Work to do
Leaving out the pictures, retype the lines from the beginning of the listing through the line containing "(0,0) rectangle (1221,524);".

Source excerpt
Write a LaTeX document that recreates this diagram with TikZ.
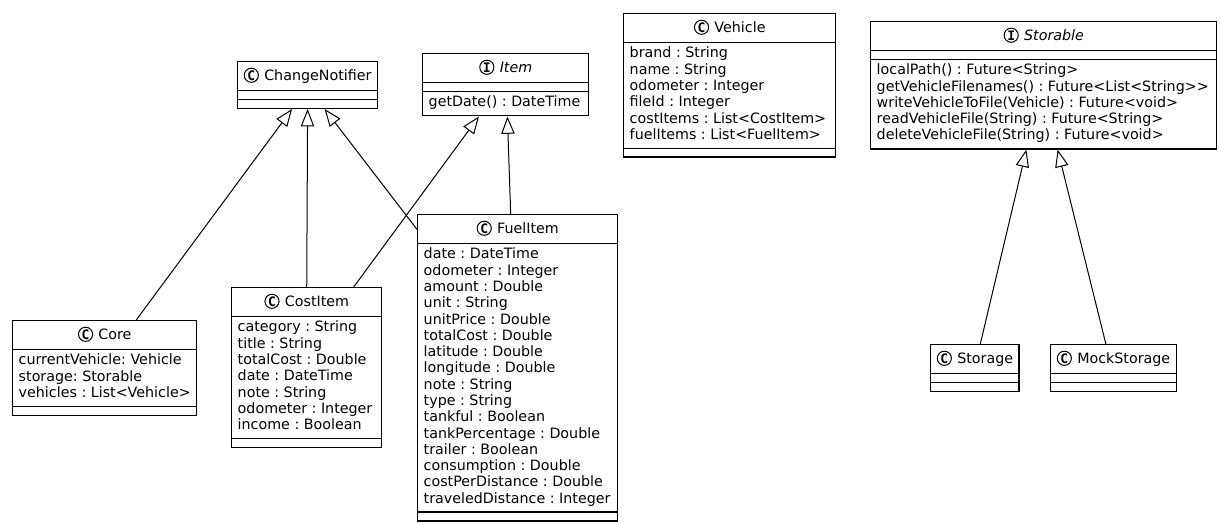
\documentclass[tikz,border=0pt]{standalone}
\usepackage{fontspec}
\setmainfont{DejaVu Sans}
\newfontfamily\markfont{DejaVu Sans Mono}
\usetikzlibrary{arrows.meta,positioning,shapes.multipart,calc}

\newcommand{\umlfont}{\fontsize{10.7}{12.22}\selectfont\frenchspacing}
\newcommand{\stereo}[1]{\makebox[11.4pt]{\tikz[baseline=-3.7pt]\draw[line width=0.75pt] (0,0) circle[radius=5.3pt];}\hspace{-11.4pt}\makebox[11.4pt]{\markfont\bfseries\fontsize{9.8}{9.8}\selectfont #1}}
\newcommand{\classhead}[2]{\rule[-4.6pt]{0pt}{15.4pt}\stereo{#1}\hspace{4pt}#2}
\newcommand{\attrs}[1]{\begin{tabular}{@{}l@{}}#1\end{tabular}}
\newcommand{\nothing}{\hspace*{1pt}\rule{0pt}{0.6pt}}

\begin{document}
\begin{tikzpicture}[x=0.75pt, y=-0.75pt,
        umlclass/.style={rectangle split, rectangle split parts=3, rectangle split part align={center,left,left}, draw=black, line width=1.1pt, fill=white, minimum width=#1*0.75pt, inner xsep=4.5pt, inner ysep=2.5pt, font=\umlfont, anchor=north west},
        extends/.style={-{Triangle[open, length=13pt, width=10pt]}, line width=0.75pt}
    ]
    \useasboundingbox[fill=white] (0,0) rectangle (1221,524);

    \node[umlclass=137] (notifier) at (237,61) {\classhead{C}{ChangeNotifier}\nodepart{two}\nothing\nodepart{three}\nothing};
    \node[umlclass=166] (item) at (422,53) {\classhead{I}{\textit{Item}}\nodepart{two}\nothing\nodepart{three}\attrs{getDate() : DateTime}};
    \node[umlclass=212] (vehicle) at (623,13) {\classhead{C}{Vehicle}\nodepart{two}\attrs{brand : String\\name : String\\odometer : Integer\\fileId : Integer\\costItems : List<CostItem>\\fuelItems : List<FuelItem>}\nodepart{three}\nothing};
    \node[umlclass=346] (storable) at (870,21) {\classhead{I}{\textit{Storable}}\nodepart{two}\nothing\nodepart{three}\attrs{localPath() : Future<String>\\getVehicleFilenames() : Future<List<String>\kern0pt>\\writeVehicleToFile(Vehicle) : Future<void>\\readVehicleFile(String) : Future<String>\\deleteVehicleFile(String) : Future<void>}};
    \node[umlclass=184] (core) at (12,320) {\classhead{C}{Core}\nodepart{two}\attrs{currentVehicle: Vehicle\\storage: Storable\\vehicles : List<Vehicle>}\nodepart{three}\nothing};
    \node[umlclass=150] (costitem) at (231,287) {\classhead{C}{CostItem}\nodepart{two}\attrs{category : String\\title : String\\totalCost : Double\\date : DateTime\\note : String\\odometer : Integer\\income : Boolean}\nodepart{three}\nothing};
    \node[umlclass=200] (fuelitem) at (417,214) {\classhead{C}{FuelItem}\nodepart{two}\attrs{date : DateTime\\odometer : Integer\\amount : Double\\unit : String\\unitPrice : Double\\totalCost : Double\\latitude : Double\\longitude : Double\\note : String\\type : String\\tankful : Boolean\\tankPercentage : Double\\trailer : Boolean\\consumption : Double\\costPerDistance : Double\\traveledDistance : Integer}\nodepart{three}\nothing};
    \node[umlclass=86] (storage) at (930,344) {\classhead{C}{Storage}\nodepart{two}\nothing\nodepart{three}\nothing};
    \node[umlclass=124] (mockstorage) at (1050,344) {\classhead{C}{MockStorage}\nodepart{two}\nothing\nodepart{three}\nothing};

    % Vererbung
    \draw[extends] ($(core.north west)!0.67!(core.north east)$) -- ($(notifier.south west)!0.39!(notifier.south east)$);
    \draw[extends] (costitem.north) -- (notifier.south);
    \draw[extends] ($(fuelitem.north west)!0.05!(fuelitem.south west)$) -- ($(notifier.south west)!0.62!(notifier.south east)$);
    \draw[extends] ($(costitem.north west)!0.81!(costitem.north east)$) -- ($(item.south west)!0.34!(item.south east)$);
    \draw[extends] ($(fuelitem.north west)!0.465!(fuelitem.north east)$) -- ($(item.south west)!0.51!(item.south east)$);
    \draw[extends] ($(storage.north west)!0.56!(storage.north east)$) -- ($(storable.south west)!0.45!(storable.south east)$);
    \draw[extends] ($(mockstorage.north west)!0.44!(mockstorage.north east)$) -- ($(storable.south west)!0.54!(storable.south east)$);
\end{tikzpicture}
\end{document}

Task response
Write a LaTeX document that recreates this diagram with TikZ.
\documentclass[tikz,border=0pt]{standalone}
\usepackage{fontspec}
\setmainfont{DejaVu Sans}
\newfontfamily\markfont{DejaVu Sans Mono}
\usetikzlibrary{arrows.meta,positioning,shapes.multipart,calc}

\newcommand{\umlfont}{\fontsize{10.7}{12.22}\selectfont\frenchspacing}
\newcommand{\stereo}[1]{\makebox[11.4pt]{\tikz[baseline=-3.7pt]\draw[line width=0.75pt] (0,0) circle[radius=5.3pt];}\hspace{-11.4pt}\makebox[11.4pt]{\markfont\bfseries\fontsize{9.8}{9.8}\selectfont #1}}
\newcommand{\classhead}[2]{\rule[-4.6pt]{0pt}{15.4pt}\stereo{#1}\hspace{4pt}#2}
\newcommand{\attrs}[1]{\begin{tabular}{@{}l@{}}#1\end{tabular}}
\newcommand{\nothing}{\hspace*{1pt}\rule{0pt}{0.6pt}}

\begin{document}
\begin{tikzpicture}[x=0.75pt, y=-0.75pt,
        umlclass/.style={rectangle split, rectangle split parts=3, rectangle split part align={center,left,left}, draw=black, line width=1.1pt, fill=white, minimum width=#1*0.75pt, inner xsep=4.5pt, inner ysep=2.5pt, font=\umlfont, anchor=north west},
        extends/.style={-{Triangle[open, length=13pt, width=10pt]}, line width=0.75pt}
    ]
    \useasboundingbox[fill=white] (0,0) rectangle (1221,524);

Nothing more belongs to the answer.